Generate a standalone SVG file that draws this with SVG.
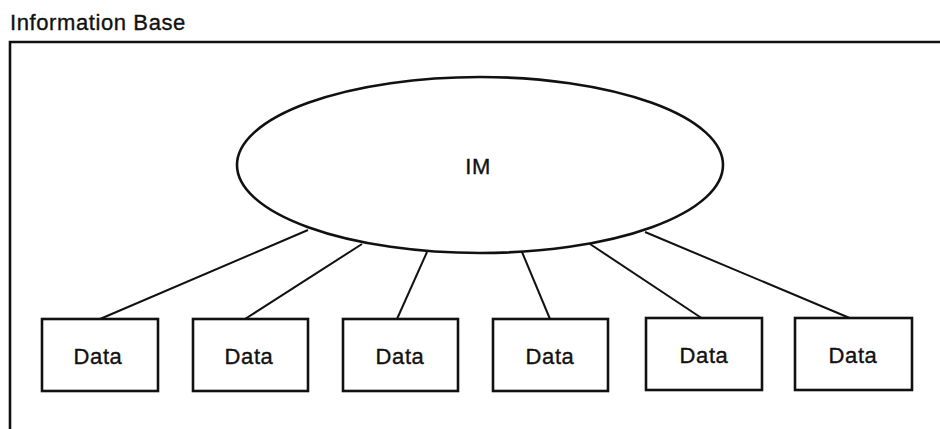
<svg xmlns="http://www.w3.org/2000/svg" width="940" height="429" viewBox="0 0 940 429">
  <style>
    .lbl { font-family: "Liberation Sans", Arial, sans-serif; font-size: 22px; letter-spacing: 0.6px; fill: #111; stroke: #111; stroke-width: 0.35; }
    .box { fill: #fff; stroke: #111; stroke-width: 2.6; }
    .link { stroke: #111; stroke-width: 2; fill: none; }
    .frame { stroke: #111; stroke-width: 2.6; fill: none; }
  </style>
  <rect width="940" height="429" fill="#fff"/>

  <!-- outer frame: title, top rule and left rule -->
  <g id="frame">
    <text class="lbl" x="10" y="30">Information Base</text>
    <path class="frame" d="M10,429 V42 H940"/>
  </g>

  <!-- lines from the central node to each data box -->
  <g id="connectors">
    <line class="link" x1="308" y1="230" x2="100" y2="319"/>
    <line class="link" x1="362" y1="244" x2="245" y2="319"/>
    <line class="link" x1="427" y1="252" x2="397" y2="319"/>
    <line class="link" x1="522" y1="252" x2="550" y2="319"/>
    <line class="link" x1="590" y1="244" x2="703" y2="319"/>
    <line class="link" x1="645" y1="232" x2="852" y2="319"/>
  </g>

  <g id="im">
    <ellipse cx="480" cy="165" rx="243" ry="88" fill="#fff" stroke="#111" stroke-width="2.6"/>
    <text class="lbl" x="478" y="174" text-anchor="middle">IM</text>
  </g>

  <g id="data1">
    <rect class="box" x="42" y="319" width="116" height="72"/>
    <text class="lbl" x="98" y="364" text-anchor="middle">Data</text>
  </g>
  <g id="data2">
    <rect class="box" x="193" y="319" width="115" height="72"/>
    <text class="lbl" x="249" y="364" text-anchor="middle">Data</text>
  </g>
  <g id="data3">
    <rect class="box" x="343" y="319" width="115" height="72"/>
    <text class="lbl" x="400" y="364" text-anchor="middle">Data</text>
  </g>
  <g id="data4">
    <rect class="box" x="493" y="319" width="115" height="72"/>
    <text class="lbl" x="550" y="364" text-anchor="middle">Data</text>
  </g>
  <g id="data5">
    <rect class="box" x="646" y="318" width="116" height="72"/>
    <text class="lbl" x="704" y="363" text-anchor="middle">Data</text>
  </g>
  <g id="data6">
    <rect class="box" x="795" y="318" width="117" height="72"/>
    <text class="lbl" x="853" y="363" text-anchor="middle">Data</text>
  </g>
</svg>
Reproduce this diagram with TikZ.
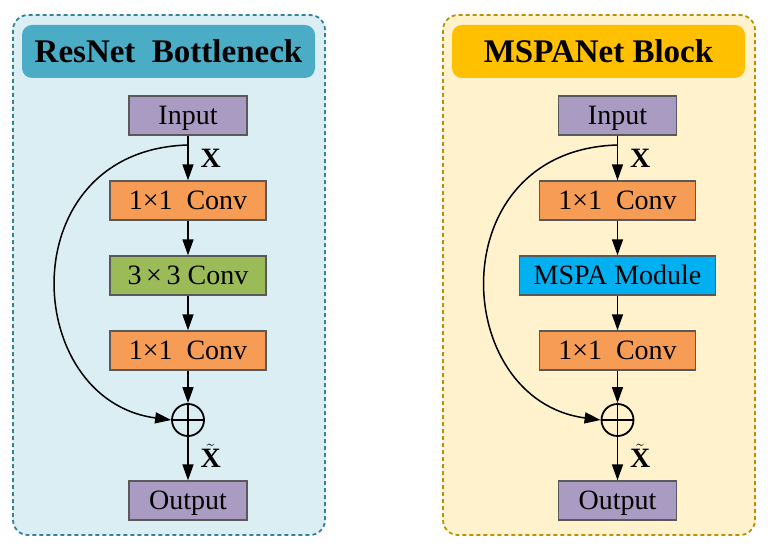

------------------------------

TASK BRIEF: Go through the entries above and output them exactly, without pictures.

WRITTEN RESPONSE:
Generate a standalone SVG file that draws this with SVG.
<svg xmlns="http://www.w3.org/2000/svg" width="940" height="429" viewBox="0 0 940 429">
  <style>
    .lbl { font-family: "Liberation Sans", Arial, sans-serif; font-size: 22px; letter-spacing: 0.6px; fill: #111; stroke: #111; stroke-width: 0.35; }
    .box { fill: #fff; stroke: #111; stroke-width: 2.6; }
    .link { stroke: #111; stroke-width: 2; fill: none; }
    .frame { stroke: #111; stroke-width: 2.6; fill: none; }
  </style>
  <rect width="940" height="429" fill="#fff"/>

  <!-- outer frame: title, top rule and left rule -->
  <g id="frame">
    <text class="lbl" x="10" y="30">Information Base</text>
    <path class="frame" d="M10,429 V42 H940"/>
  </g>

  <!-- lines from the central node to each data box -->
  <g id="connectors">
    <line class="link" x1="308" y1="230" x2="100" y2="319"/>
    <line class="link" x1="362" y1="244" x2="245" y2="319"/>
    <line class="link" x1="427" y1="252" x2="397" y2="319"/>
    <line class="link" x1="522" y1="252" x2="550" y2="319"/>
    <line class="link" x1="590" y1="244" x2="703" y2="319"/>
    <line class="link" x1="645" y1="232" x2="852" y2="319"/>
  </g>

  <g id="im">
    <ellipse cx="480" cy="165" rx="243" ry="88" fill="#fff" stroke="#111" stroke-width="2.6"/>
    <text class="lbl" x="478" y="174" text-anchor="middle">IM</text>
  </g>

  <g id="data1">
    <rect class="box" x="42" y="319" width="116" height="72"/>
    <text class="lbl" x="98" y="364" text-anchor="middle">Data</text>
  </g>
  <g id="data2">
    <rect class="box" x="193" y="319" width="115" height="72"/>
    <text class="lbl" x="249" y="364" text-anchor="middle">Data</text>
  </g>
  <g id="data3">
    <rect class="box" x="343" y="319" width="115" height="72"/>
    <text class="lbl" x="400" y="364" text-anchor="middle">Data</text>
  </g>
  <g id="data4">
    <rect class="box" x="493" y="319" width="115" height="72"/>
    <text class="lbl" x="550" y="364" text-anchor="middle">Data</text>
  </g>
  <g id="data5">
    <rect class="box" x="646" y="318" width="116" height="72"/>
    <text class="lbl" x="704" y="363" text-anchor="middle">Data</text>
  </g>
  <g id="data6">
    <rect class="box" x="795" y="318" width="117" height="72"/>
    <text class="lbl" x="853" y="363" text-anchor="middle">Data</text>
  </g>
</svg>
Reproduce this diagram with TikZ.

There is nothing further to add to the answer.